PROBLEM DESCRIPTION:
Repeat the listing word for word. No pictures belong in the copy.

INFORMATION SUPPLIED:
::::

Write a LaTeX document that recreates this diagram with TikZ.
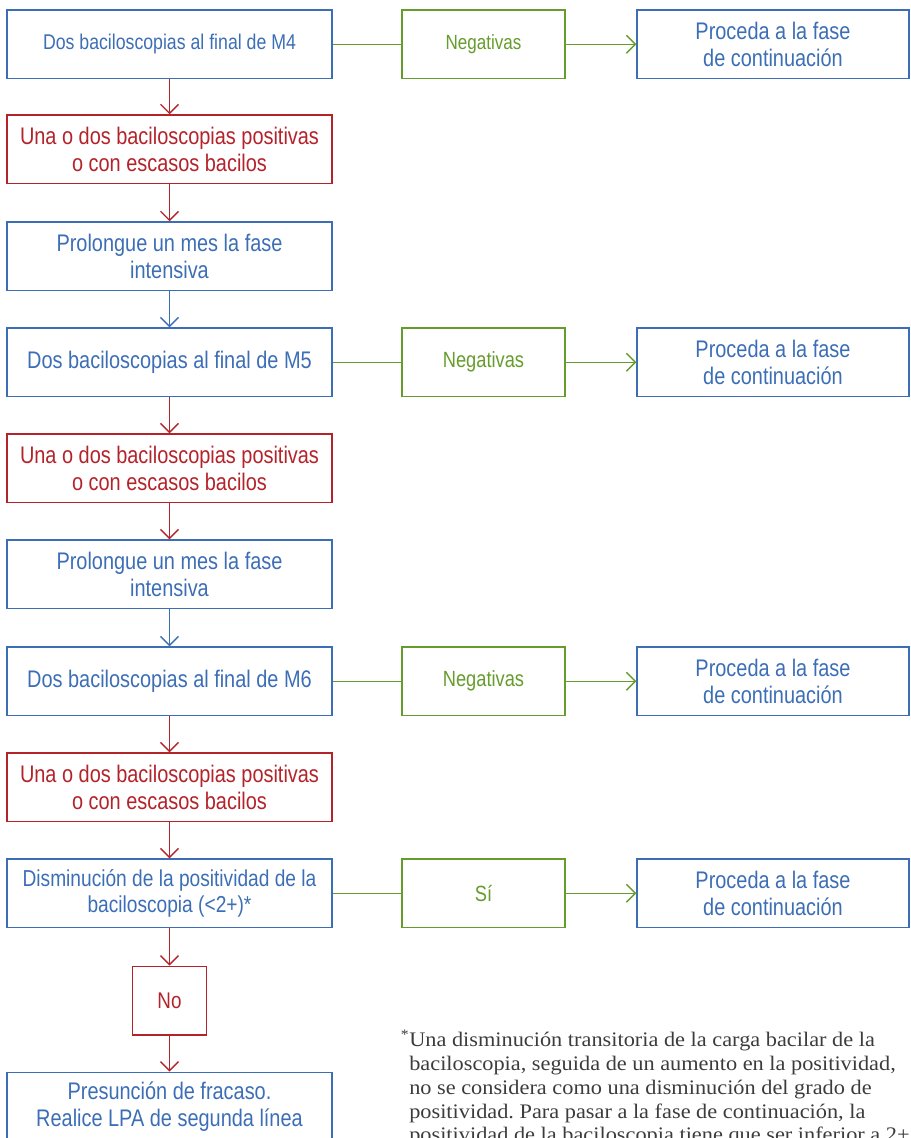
\documentclass[tikz,border=0pt]{standalone}
\usepackage{fontspec}
\usetikzlibrary{arrows.meta}
\newfontfamily\condfont[FakeStretch=0.83]{Liberation Sans}
\newfontfamily\notefont[FakeStretch=1.08]{Liberation Serif}
\definecolor{cblue}{RGB}{60,110,182}
\definecolor{cred}{RGB}{180,35,42}
\definecolor{cgreen}{RGB}{102,156,44}
\definecolor{cgray}{RGB}{60,60,60}
\begin{document}
\begin{tikzpicture}[x=0.75pt,y=-0.75pt,
  box/.style={draw, line width=1.1pt, inner sep=0pt, align=center,
    font=\condfont\fontsize{18}{20}\selectfont},
  bluebox/.style={box, draw=cblue, text=cblue},
  redbox/.style={box, draw=cred, text=cred},
  greenbox/.style={box, draw=cgreen, text=cgreen, minimum width=122.25pt, minimum height=51.4pt,
    font=\condfont\fontsize{16.5}{18}\selectfont},
  leftbox/.style={minimum width=243.75pt, minimum height=51.4pt},
  rightbox/.style={minimum width=204pt, minimum height=51.4pt},
  tip/.style={-{Straight Barb[length=6.75pt,width=13.5pt]}},
  conn/.style={line width=1pt},
  bluearr/.style={conn, tip, draw=cblue},
  redarr/.style={conn, tip, draw=cred},
  greenline/.style={conn, draw=cgreen},
  greenarr/.style={conn, tip, draw=cgreen}
]
\useasboundingbox (0,0) rectangle (910,1138);
\clip (0,0) rectangle (910,1138);

% left column
\node[bluebox,leftbox,font=\condfont\fontsize{16}{18}\selectfont] (b1) at (169.5,44.25) {Dos baciloscopias al final de M4};
\node[redbox,leftbox] (b2) at (169.5,149.25) {Una o dos baciloscopias positivas\\o con escasos bacilos};
\node[bluebox,leftbox] (b3) at (169.5,256.25) {Prolongue un mes la fase\\intensiva};
\node[bluebox,leftbox] (b4) at (169.5,362.25) {Dos baciloscopias al final de M5};
\node[redbox,leftbox] (b5) at (169.5,468.25) {Una o dos baciloscopias positivas\\o con escasos bacilos};
\node[bluebox,leftbox] (b6) at (169.5,574.25) {Prolongue un mes la fase\\intensiva};
\node[bluebox,leftbox] (b7) at (169.5,681.25) {Dos baciloscopias al final de M6};
\node[redbox,leftbox] (b8) at (169.5,787.25) {Una o dos baciloscopias positivas\\o con escasos bacilos};
\node[bluebox,leftbox,font=\condfont\fontsize{17.3}{20}\selectfont] (b9) at (169.5,893.25) {Disminución de la positividad de la\\baciloscopia (<2+)*};
\node[redbox,minimum width=55.5pt,minimum height=51.4pt,font=\condfont\fontsize{17}{20}\selectfont] (no) at (169.5,1000.5) {No};
\node[bluebox,leftbox] (b10) at (169.5,1106.5) {Presunción de fracaso.\\Realice LPA de segunda línea};

% green column
\node[greenbox,font=\condfont\fontsize{15.4}{18}\selectfont] (g1) at (483.5,44.25) {Negativas};
\node[greenbox] (g2) at (483.5,362.25) {Negativas};
\node[greenbox] (g3) at (483.5,681.25) {Negativas};
\node[greenbox] (g4) at (483.5,893.25) {Sí};

% right column
\node[bluebox,rightbox] (p1) at (773,44.25) {Proceda a la fase\\de continuación};
\node[bluebox,rightbox] (p2) at (773,362.25) {Proceda a la fase\\de continuación};
\node[bluebox,rightbox] (p3) at (773,681.25) {Proceda a la fase\\de continuación};
\node[bluebox,rightbox] (p4) at (773,893.25) {Proceda a la fase\\de continuación};

% vertical connectors
\draw[redarr] (b1.south) -- (b2.north);
\draw[redarr] (b2.south) -- (b3.north);
\draw[bluearr] (b3.south) -- (b4.north);
\draw[redarr] (b4.south) -- (b5.north);
\draw[redarr] (b5.south) -- (b6.north);
\draw[bluearr] (b6.south) -- (b7.north);
\draw[redarr] (b7.south) -- (b8.north);
\draw[redarr] (b8.south) -- (b9.north);
\draw[redarr] (b9.south) -- (no.north);
\draw[redarr] (no.south) -- (b10.north);

% horizontal connectors
\draw[greenline] (b1.east) -- (g1.west);
\draw[greenarr] (g1.east) -- (p1.west);
\draw[greenline] (b4.east) -- (g2.west);
\draw[greenarr] (g2.east) -- (p2.west);
\draw[greenline] (b7.east) -- (g3.west);
\draw[greenarr] (g3.east) -- (p3.west);
\draw[greenline] (b9.east) -- (g4.west);
\draw[greenarr] (g4.east) -- (p4.west);

% footnote
\node[anchor=base west, align=left, inner sep=0pt, text=cgray,
  font=\notefont\fontsize{15.5}{17.8}\selectfont\frenchspacing] (note) at (409,1141.8)
  {\llap{\textsuperscript{*}}Una disminución transitoria de la carga bacilar de la\\
   baciloscopia, seguida de un aumento en la positividad,\\
   no se considera como una disminución del grado de\\
   positividad. Para pasar a la fase de continuación, la\\
   positividad de la baciloscopia tiene que ser inferior a 2+};
\end{tikzpicture}
\end{document}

::::

IN RESPONSE:
Write a LaTeX document that recreates this diagram with TikZ.
\documentclass[tikz,border=0pt]{standalone}
\usepackage{fontspec}
\usetikzlibrary{arrows.meta}
\newfontfamily\condfont[FakeStretch=0.83]{Liberation Sans}
\newfontfamily\notefont[FakeStretch=1.08]{Liberation Serif}
\definecolor{cblue}{RGB}{60,110,182}
\definecolor{cred}{RGB}{180,35,42}
\definecolor{cgreen}{RGB}{102,156,44}
\definecolor{cgray}{RGB}{60,60,60}
\begin{document}
\begin{tikzpicture}[x=0.75pt,y=-0.75pt,
  box/.style={draw, line width=1.1pt, inner sep=0pt, align=center,
    font=\condfont\fontsize{18}{20}\selectfont},
  bluebox/.style={box, draw=cblue, text=cblue},
  redbox/.style={box, draw=cred, text=cred},
  greenbox/.style={box, draw=cgreen, text=cgreen, minimum width=122.25pt, minimum height=51.4pt,
    font=\condfont\fontsize{16.5}{18}\selectfont},
  leftbox/.style={minimum width=243.75pt, minimum height=51.4pt},
  rightbox/.style={minimum width=204pt, minimum height=51.4pt},
  tip/.style={-{Straight Barb[length=6.75pt,width=13.5pt]}},
  conn/.style={line width=1pt},
  bluearr/.style={conn, tip, draw=cblue},
  redarr/.style={conn, tip, draw=cred},
  greenline/.style={conn, draw=cgreen},
  greenarr/.style={conn, tip, draw=cgreen}
]
\useasboundingbox (0,0) rectangle (910,1138);
\clip (0,0) rectangle (910,1138);

% left column
\node[bluebox,leftbox,font=\condfont\fontsize{16}{18}\selectfont] (b1) at (169.5,44.25) {Dos baciloscopias al final de M4};
\node[redbox,leftbox] (b2) at (169.5,149.25) {Una o dos baciloscopias positivas\\o con escasos bacilos};
\node[bluebox,leftbox] (b3) at (169.5,256.25) {Prolongue un mes la fase\\intensiva};
\node[bluebox,leftbox] (b4) at (169.5,362.25) {Dos baciloscopias al final de M5};
\node[redbox,leftbox] (b5) at (169.5,468.25) {Una o dos baciloscopias positivas\\o con escasos bacilos};
\node[bluebox,leftbox] (b6) at (169.5,574.25) {Prolongue un mes la fase\\intensiva};
\node[bluebox,leftbox] (b7) at (169.5,681.25) {Dos baciloscopias al final de M6};
\node[redbox,leftbox] (b8) at (169.5,787.25) {Una o dos baciloscopias positivas\\o con escasos bacilos};
\node[bluebox,leftbox,font=\condfont\fontsize{17.3}{20}\selectfont] (b9) at (169.5,893.25) {Disminución de la positividad de la\\baciloscopia (<2+)*};
\node[redbox,minimum width=55.5pt,minimum height=51.4pt,font=\condfont\fontsize{17}{20}\selectfont] (no) at (169.5,1000.5) {No};
\node[bluebox,leftbox] (b10) at (169.5,1106.5) {Presunción de fracaso.\\Realice LPA de segunda línea};

% green column
\node[greenbox,font=\condfont\fontsize{15.4}{18}\selectfont] (g1) at (483.5,44.25) {Negativas};
\node[greenbox] (g2) at (483.5,362.25) {Negativas};
\node[greenbox] (g3) at (483.5,681.25) {Negativas};
\node[greenbox] (g4) at (483.5,893.25) {Sí};

% right column
\node[bluebox,rightbox] (p1) at (773,44.25) {Proceda a la fase\\de continuación};
\node[bluebox,rightbox] (p2) at (773,362.25) {Proceda a la fase\\de continuación};
\node[bluebox,rightbox] (p3) at (773,681.25) {Proceda a la fase\\de continuación};
\node[bluebox,rightbox] (p4) at (773,893.25) {Proceda a la fase\\de continuación};

% vertical connectors
\draw[redarr] (b1.south) -- (b2.north);
\draw[redarr] (b2.south) -- (b3.north);
\draw[bluearr] (b3.south) -- (b4.north);
\draw[redarr] (b4.south) -- (b5.north);
\draw[redarr] (b5.south) -- (b6.north);
\draw[bluearr] (b6.south) -- (b7.north);
\draw[redarr] (b7.south) -- (b8.north);
\draw[redarr] (b8.south) -- (b9.north);
\draw[redarr] (b9.south) -- (no.north);
\draw[redarr] (no.south) -- (b10.north);

% horizontal connectors
\draw[greenline] (b1.east) -- (g1.west);
\draw[greenarr] (g1.east) -- (p1.west);
\draw[greenline] (b4.east) -- (g2.west);
\draw[greenarr] (g2.east) -- (p2.west);
\draw[greenline] (b7.east) -- (g3.west);
\draw[greenarr] (g3.east) -- (p3.west);
\draw[greenline] (b9.east) -- (g4.west);
\draw[greenarr] (g4.east) -- (p4.west);

% footnote
\node[anchor=base west, align=left, inner sep=0pt, text=cgray,
  font=\notefont\fontsize{15.5}{17.8}\selectfont\frenchspacing] (note) at (409,1141.8)
  {\llap{\textsuperscript{*}}Una disminución transitoria de la carga bacilar de la\\
   baciloscopia, seguida de un aumento en la positividad,\\
   no se considera como una disminución del grado de\\
   positividad. Para pasar a la fase de continuación, la\\
   positividad de la baciloscopia tiene que ser inferior a 2+};
\end{tikzpicture}
\end{document}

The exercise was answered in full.